Of course what the whole thing boils down to for consumers is a bit of personal responsibility. Just like so many areas in life we have to be unwilling to abdicate personal authority to decide what’s best for us, and leave things in the hands of legislators. I love food. It’s about as primal of a passion as it gets, right up there with breathing and sleeping. I like food that tastes good, real and fresh and for my inaugural garden I grew primarily things where you can really taste the difference between supermarket varieties and heirloom ones – tomatoes, peas, carrots and strawberries come readily to mind.  I enjoy food grown locally – the less shipping required the more taste remains for you, and I enjoy support the local farmers who spend such time and effort to grow our food. I enjoy eating animals that were raised humanely, have eaten a diet natural to their species and enjoyed a lifestyle reasonably appropriate to their needs.  I adore freshly picked veggies, awesome Okanagan wine, ready made meals and fantastic meats from the farmers market. These comprise about ninety percent of my purchases.

 

But the other ten percent are simply not available locally no matter how you look at it. We can grow mustard, canola, wheat, corn, meat and veggies, but we will never grow fruit like BC, coffee like South America or tea like India. So we do what people have always done – trade. Now we trade currency rather than goods directly, but we still trade for the things we want and can’t have. Again we can ensure we purchase organic, shade grown, fair trade good and minimize the impact of these transactions, but unless we get militant about eating locally, we will always import some goods.  I am perfectly okay with perpetuating this habit since it makes so much sense to do so.

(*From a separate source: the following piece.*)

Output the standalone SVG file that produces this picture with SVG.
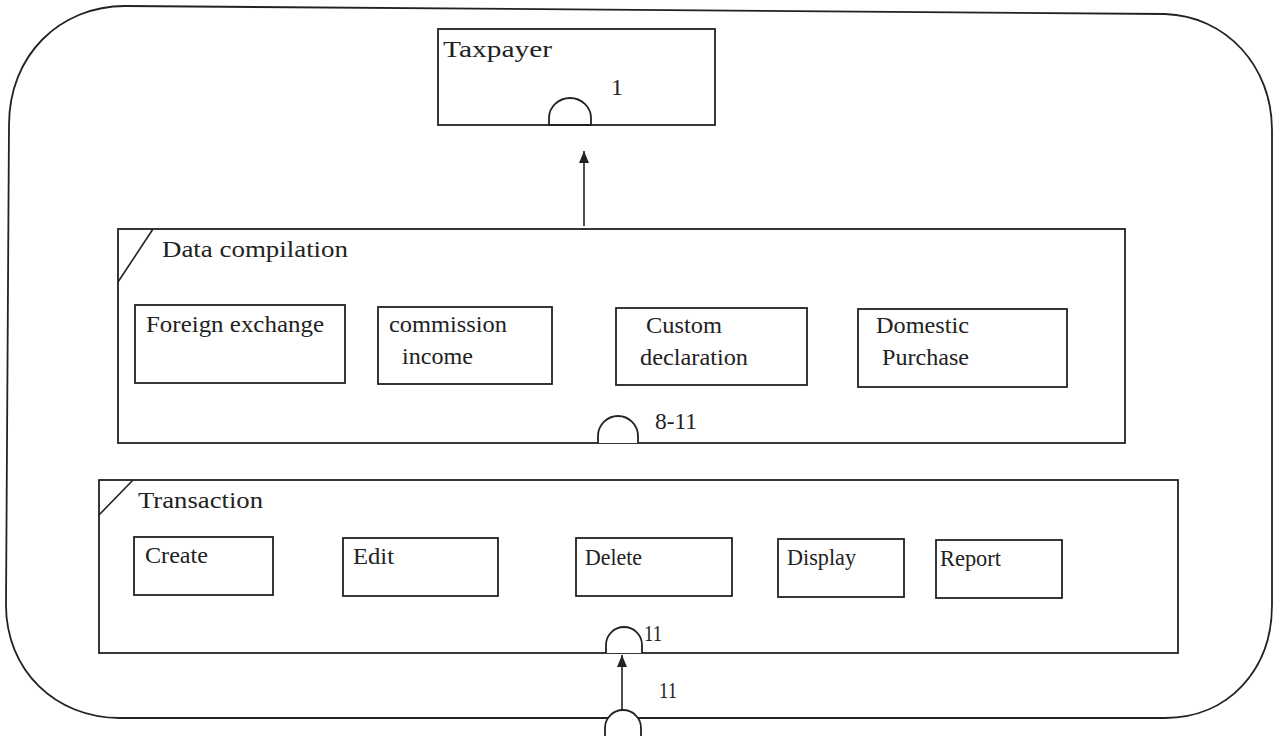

Someone imports our wheat, we import their coffee.  When you take a peek into international trade on a global scale the issue becomes impossibly perplexing with tariffs, quotas, customs and so on, but if someone who lives in town, and wants to select their favorite goods and offer them for his neighbors to enjoy – I’m all for it.

 

And to answer Rob’s question, yes the mustard is about as local as it gets – Canada is the world’s largest exporter of mustard seeds, and Brassica Mustard is just like their logo says – “Prairie Grown, and Prairie Made.”